The thriller element of the story is compelling. Morgan knows how to set up an intricate web of intrigue and mystery and when to make new revelations and bring in new characters. The world that Marsalis inhabits is a murky one of dubious loyalties and betrayals, through which a classic noir story unfolds (albeit a noir story with moments of extreme ultraviolence, a pretty explicit sex scene and a lot of swearing). Unlike the Kovacs novels, Black Man is told in the third person and there are several key POV characters as well as Marsalis, particularly the Martian colonial office agent Svegi Ertekin and her partner, Tom Norton. All are expertly drawn and deconstructed by the author. Marsalis himself is a fascinating character and hopefully Morgan will one day write books further exploring him further.
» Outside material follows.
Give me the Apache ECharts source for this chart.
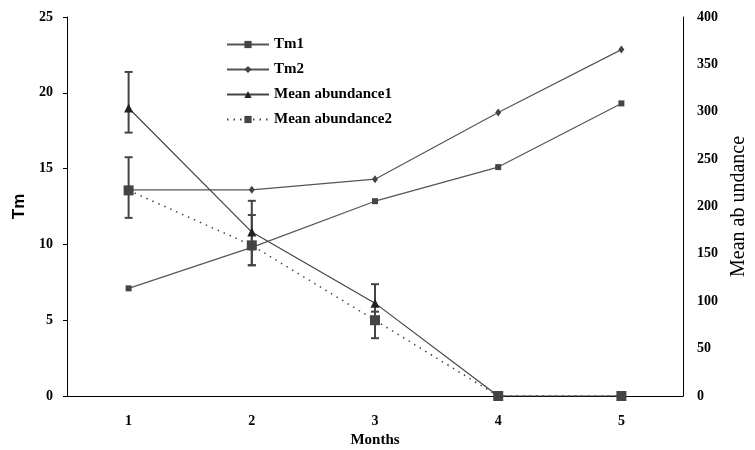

Black Man (*****) is everything modern SF should be: edgy, intelligent, compelling and deep. It is without hesitation I give it the first five-starred review of a book since I started this blog. The novel will be published in hardcover in the UK by Gollancz on 17 May and in hardcover in the USA by Del Rey on 26 June. The author has a website at this location. Sandstorm Reviews has an excellent (and far more concise) review of the novel here.

9 comments:

RobB said...

My review copy is staring me in the face. I've heard nothing but good things about this one.

Anonymous said...

Sounds very interesting. I'll more than likely pick this up to keep me going before Hilldiggers and The Dreaming Void are released. Although I've yet to read any of Richard Morgan's work to date, this seems like the place to start.

Race said...

gah... I've only read Altered Carbon so far. I need to get to Broken Angels and Woken Furies! Not enough time read read all these books!

weenie said...

This book has been on my wish list since I heard about it - I loved Morgan's Kovacs novels, although the first person perspective threw me at first. Looking forward to it!

Adam Whitehead said...

William Lexner/Stego (whose blog I Hope I Didn't Give Away the Ending I have linked on my main page) has called it a 'Stranger in a Strange Land' for the 21st Century, which coming from someone who worships Heinlein as he does is a massive compliment.

M. said...

Race said it. Me too.

Nice blog. I see on sffworld that we share similar tastes, but that we've read in some different directions. I'll be back for more recommendations, although I doubt I'll be reading Erikson, Martin, or Bakker.

SuperwebG said...

So does this make it to your list of SF&F books of merit?

Adam Whitehead said...

It certainly does!

Anonymous said...

I cannot understand what was so great about this book. His Kovacs novels had much more meaning than this novel, it was exceedingly boring and quite simple-minded in its "genes make the world go round, and nothing else" attitude.